Sunday, February 2, 2014

Pete Seeger

The activist song writer and singer-aged 94-died this past week in his home in New York close by the Hudson river he helped to save (at least to some extent).  His songs and his life showed a deep concern for the injustice in our country and for the oppressed and marginalized.  He was involved in labor, peace and civil rights movements.  Some of his more well known songs were; "We Shall Overcome", "Where Have All the Flowers Gone", "The Hammer song" and "Waist Deep in Big Muddy" (an anti Vietnam war song that CBS censored in 1967).
During the 1930' and until 1949 he was a member of the Communist Party in the US.  In 1993 he said "he would like to see a world without millionaires".  He served in the Army Special Services during WWII entertaining US troops in the South Pacific.   In 1950 he was compelled to appear before the House Un-American Activities Committee where he refused to answer their questions and was held in "contempt" of Congress, serving only a "few hours" in jail, but being blacklisted from TV for the next 17 years.  He was also an environmentalist and worked for the clean up of the Hudson river.  He continued his singing and protesting by coming out against the Iraq War and by his support for the Occupy Wall Street movement.
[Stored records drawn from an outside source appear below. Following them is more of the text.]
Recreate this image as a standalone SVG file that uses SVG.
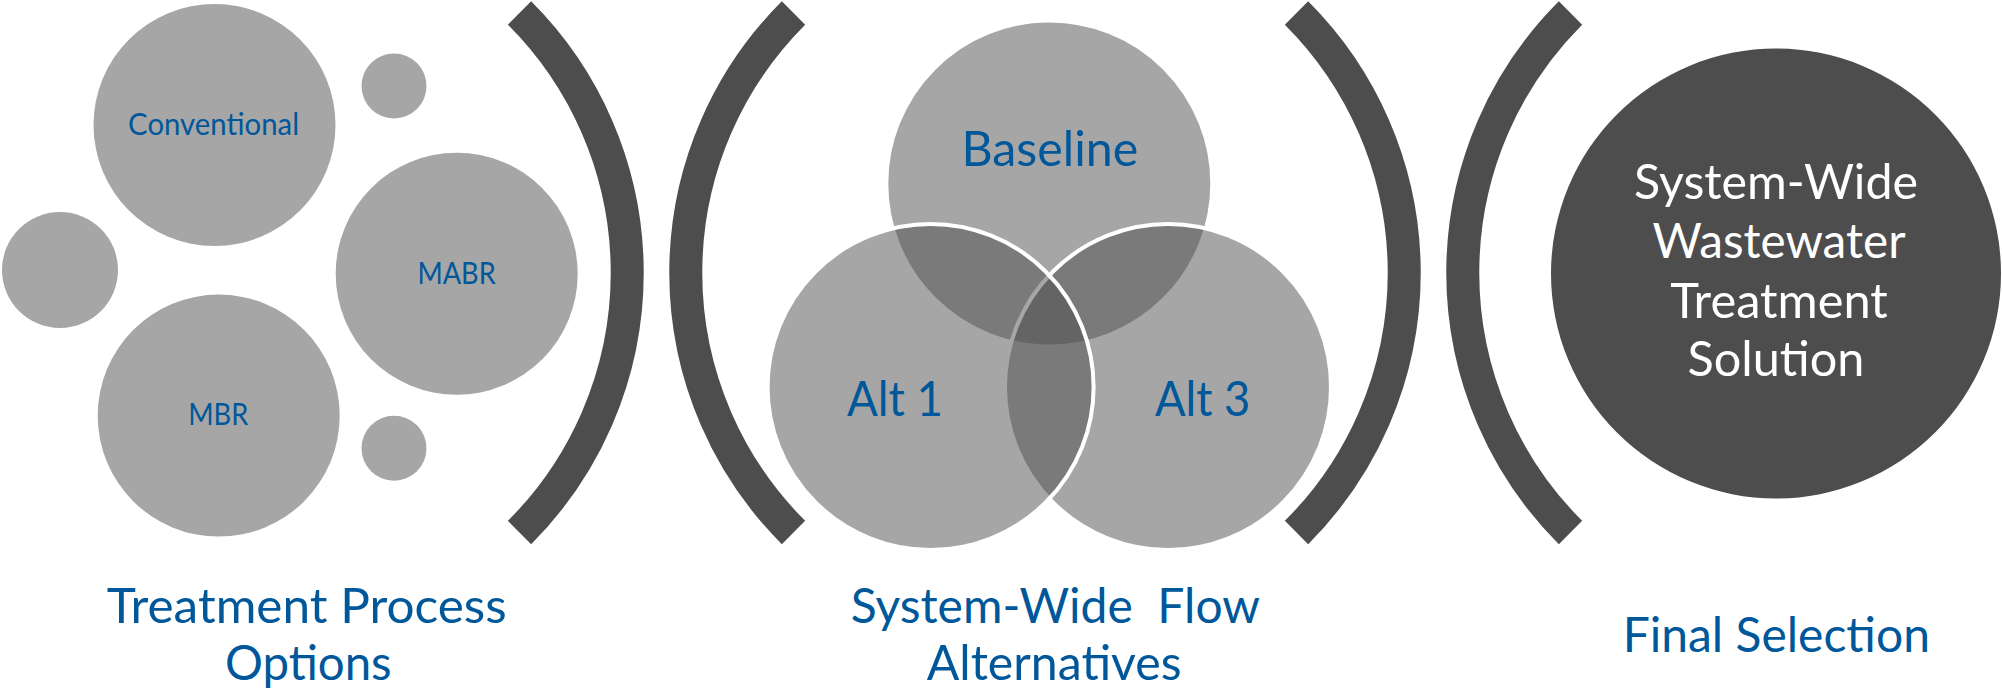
<svg xmlns="http://www.w3.org/2000/svg" width="2002" height="693" viewBox="0 0 2002 693">
<style>
.g{fill:#A6A6A6}
.v{fill:#4D4D4D;fill-opacity:0.5;stroke:#FFFFFF;stroke-width:4}
.br{fill:none;stroke:#4D4D4D;stroke-width:33;stroke-linecap:butt}
.t{font-family:Lato,"Liberation Sans",sans-serif;fill:#00579A;text-anchor:middle}
.s{font-size:31px}
.b{font-size:48px}
.w{font-family:Lato,"Liberation Sans",sans-serif;fill:#FFFFFF;text-anchor:middle;font-size:48px}
</style>
<rect width="2002" height="693" fill="#FFFFFF"/>
<g id="treatment-options">
  <g id="conventional"><circle class="g" cx="214.5" cy="125" r="121"/><text class="t s" x="213.6" y="135" textLength="171" lengthAdjust="spacingAndGlyphs">Conventional</text></g>
  <g id="small-top"><circle class="g" cx="394" cy="86" r="32.5"/></g>
  <g id="small-left"><circle class="g" cx="60" cy="270" r="58"/></g>
  <g id="mabr"><circle class="g" cx="456.7" cy="273.7" r="121"/><text class="t s" x="456.6" y="283.6" textLength="78.3" lengthAdjust="spacingAndGlyphs">MABR</text></g>
  <g id="mbr"><circle class="g" cx="218.7" cy="415.6" r="121"/><text class="t s" x="218.3" y="425" textLength="60.1" lengthAdjust="spacingAndGlyphs">MBR</text></g>
  <g id="small-bottom"><circle class="g" cx="394" cy="448.3" r="32.5"/></g>
</g>
<g id="brackets">
  <path class="br" d="M519.5 13 A367 367 0 0 1 519.5 532.5"/>
  <path class="br" d="M793.5 13 A367 367 0 0 0 793.5 532.5"/>
  <path class="br" d="M1296.5 13 A367 367 0 0 1 1296.5 532.5"/>
  <path class="br" d="M1570.5 13 A367 367 0 0 0 1570.5 532.5"/>
</g>
<g id="venn">
  <g id="baseline"><circle class="v" cx="1049.3" cy="183.5" r="163"/></g>
  <g id="alt3"><circle class="v" cx="1168" cy="387" r="163"/></g>
  <g id="alt1"><circle class="v" cx="930.6" cy="387" r="163"/></g>
  <text class="t b" x="1049.9" y="165.8" textLength="176.8" lengthAdjust="spacingAndGlyphs">Baseline</text>
  <text class="t b" x="895" y="415.6" textLength="96" lengthAdjust="spacingAndGlyphs">Alt 1</text>
  <text class="t b" x="1202.6" y="415.6" textLength="95.4" lengthAdjust="spacingAndGlyphs">Alt 3</text>
</g>
<g id="final-solution">
  <circle cx="1776" cy="273.5" r="225" fill="#4D4D4D"/>
  <text class="w" x="1776" y="198.5" textLength="284" lengthAdjust="spacingAndGlyphs">System-Wide</text>
  <text class="w" x="1779" y="258.4" textLength="253" lengthAdjust="spacingAndGlyphs">Wastewater</text>
  <text class="w" x="1779" y="317.7" textLength="217.6" lengthAdjust="spacingAndGlyphs">Treatment</text>
  <text class="w" x="1776" y="376.2" textLength="177" lengthAdjust="spacingAndGlyphs">Solution</text>
</g>
<g id="labels">
  <text class="t b" x="306.7" y="622.7" textLength="400" lengthAdjust="spacingAndGlyphs">Treatment Process</text>
  <text class="t b" x="308.3" y="680" textLength="166.7" lengthAdjust="spacingAndGlyphs">Options</text>
  <text class="t b" x="1055.3" y="623.3" xml:space="preserve" style="white-space:pre" textLength="409.3" lengthAdjust="spacingAndGlyphs">System-Wide  Flow</text>
  <text class="t b" x="1054.2" y="680" textLength="255" lengthAdjust="spacingAndGlyphs">Alternatives</text>
  <text class="t b" x="1776.3" y="651.5" textLength="307.3" lengthAdjust="spacingAndGlyphs">Final Selection</text>
</g>
</svg>
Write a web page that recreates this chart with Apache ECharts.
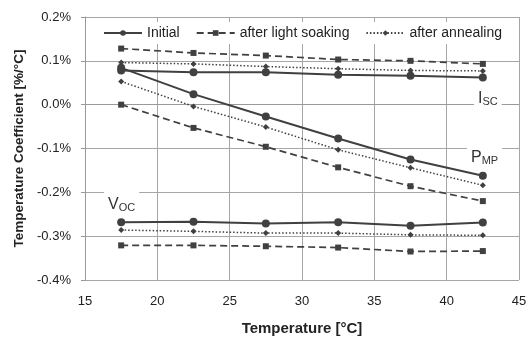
<!DOCTYPE html>
<html>
<head>
<meta charset="utf-8">
<script src="https://cdn.jsdelivr.net/npm/echarts@6/dist/echarts.min.js"></script>
<style>
  html, body { margin: 0; padding: 0; background: #fff; }
  #chart { width: 527px; height: 338px; }
</style>
</head>
<body>
<div id="chart"></div>
<script>
const temps = [17.5, 22.5, 27.5, 32.5, 37.5, 42.5];

// temperature coefficients in %/°C
const initialIsc = [0.078, 0.074, 0.074, 0.068, 0.066, 0.062];
const initialPmp = [0.084, 0.024, -0.027, -0.077, -0.125, -0.162];
const initialVoc = [-0.268, -0.267, -0.271, -0.268, -0.276, -0.269];

const soakIsc = [0.128, 0.118, 0.112, 0.103, 0.100, 0.093];
const soakPmp = [0.000, -0.053, -0.096, -0.143, -0.186, -0.220];
const soakVoc = [-0.321, -0.321, -0.323, -0.326, -0.335, -0.334];

const annealIsc = [0.096, 0.093, 0.087, 0.082, 0.078, 0.077];
const annealPmp = [0.053, -0.004, -0.051, -0.103, -0.144, -0.184];
const annealVoc = [-0.286, -0.289, -0.293, -0.293, -0.297, -0.298];

const yTicks = ['-0.4%', '-0.3%', '-0.2%', '-0.1%', '0.0%', '0.1%', '0.2%'];

const ink = '#404040';
const font = 'Liberation Sans, Arial, sans-serif';

function pairs(vals) {
  return temps.map((t, i) => [t, vals[i]]);
}

const kinds = {
  'Initial': { symbol: 'circle', size: 8, type: 'solid', width: 2 },
  'after light soaking': { symbol: 'rect', size: 6, type: [7, 4], width: 1.7 },
  'after annealing': { symbol: 'diamond', size: 6, type: [1.5, 2], width: 1.5 }
};

function mk(name, vals) {
  const k = kinds[name];
  return {
    name: name,
    type: 'line',
    data: pairs(vals),
    symbol: k.symbol,
    symbolSize: k.size,
    showAllSymbol: true,
    itemStyle: { color: ink },
    lineStyle: { color: ink, width: k.width, type: k.type },
    z: 3
  };
}

function sub(main, small, x, y) {
  return {
    type: 'text',
    left: x,
    top: y,
    z: 10,
    style: {
      text: '{n|' + main + '}{s|' + small + '}',
      backgroundColor: '#fff',
      padding: [3, 4, 3, 4],
      rich: {
        n: { fontFamily: font, fontSize: 16, fill: '#333', verticalAlign: 'bottom', lineHeight: 18 },
        s: { fontFamily: font, fontSize: 11, fill: '#333', verticalAlign: 'bottom', lineHeight: 14 }
      }
    }
  };
}

const chart = echarts.init(document.getElementById('chart'));
chart.setOption({
  animation: false,
  backgroundColor: '#fff',
  grid: { left: 85, right: 8, top: 17, bottom: 58, outerBoundsMode: 'none' },
  legend: {
    top: 22,
    left: 93,
    itemWidth: 38,
    itemHeight: 7,
    itemGap: 16,
    padding: [4, 10, 4, 10],
    backgroundColor: '#fff',
    textStyle: { fontFamily: font, fontSize: 14, color: '#222' },
    data: ['Initial', 'after light soaking', 'after annealing']
  },
  xAxis: {
    type: 'value',
    min: 15,
    max: 45,
    interval: 5,
    name: 'Temperature [°C]',
    nameLocation: 'middle',
    nameGap: 41,
    nameTextStyle: { fontFamily: font, fontSize: 15, fontWeight: 'bold', color: '#222' },
    axisLine: { show: true, lineStyle: { color: '#999' } },
    axisTick: { show: false },
    axisLabel: { fontFamily: font, fontSize: 13, color: '#222', margin: 15 },
    splitLine: { show: true, lineStyle: { color: '#a6a6a6', width: 1 } }
  },
  yAxis: {
    type: 'value',
    min: -0.4,
    max: 0.2,
    interval: 0.1,
    name: 'Temperature Coefficient [%/°C]',
    nameLocation: 'middle',
    nameGap: 59,
    nameTextStyle: { fontFamily: font, fontSize: 13.5, fontWeight: 'bold', color: '#222' },
    axisLine: { show: true, lineStyle: { color: '#999' } },
    axisTick: { show: true, inside: false, length: 4, lineStyle: { color: '#999' } },
    axisLabel: {
      fontFamily: font, fontSize: 13, color: '#222', margin: 14,
      formatter: v => yTicks[Math.round((v + 0.4) * 10)]
    },
    splitLine: { show: true, lineStyle: { color: '#a6a6a6', width: 1 } }
  },
  series: [
    mk('Initial', initialIsc),
    mk('Initial', initialPmp),
    mk('Initial', initialVoc),
    mk('after light soaking', soakIsc),
    mk('after light soaking', soakPmp),
    mk('after light soaking', soakVoc),
    mk('after annealing', annealIsc),
    mk('after annealing', annealPmp),
    mk('after annealing', annealVoc)
  ],
  graphic: [
    sub('I', 'SC', 474, 86),
    sub('P', 'MP', 467, 145),
    sub('V', 'OC', 104, 192)
  ]
});
window.addEventListener('resize', () => chart.resize());
</script>
</body>
</html>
His musical instrument of choice was the banjo-which he called a "machine"-and "the Hammer song" summed up his life and music.
If I had a hammer
Id hammer in the morning
Id hammer in the evening
All over the land/ Id hammer out danger
Id hammer out a warning
Id hammer out a love between my brothers and sisters
All over the land.
Seeger's belief that in the face of injustice one "must do what one can do" to oppose it, and his own epitaph  he wrote:
And so keep on while we live
Until we have no more to give
And when these fingers can strum no longer
Hand the old banjo to young ones stronger.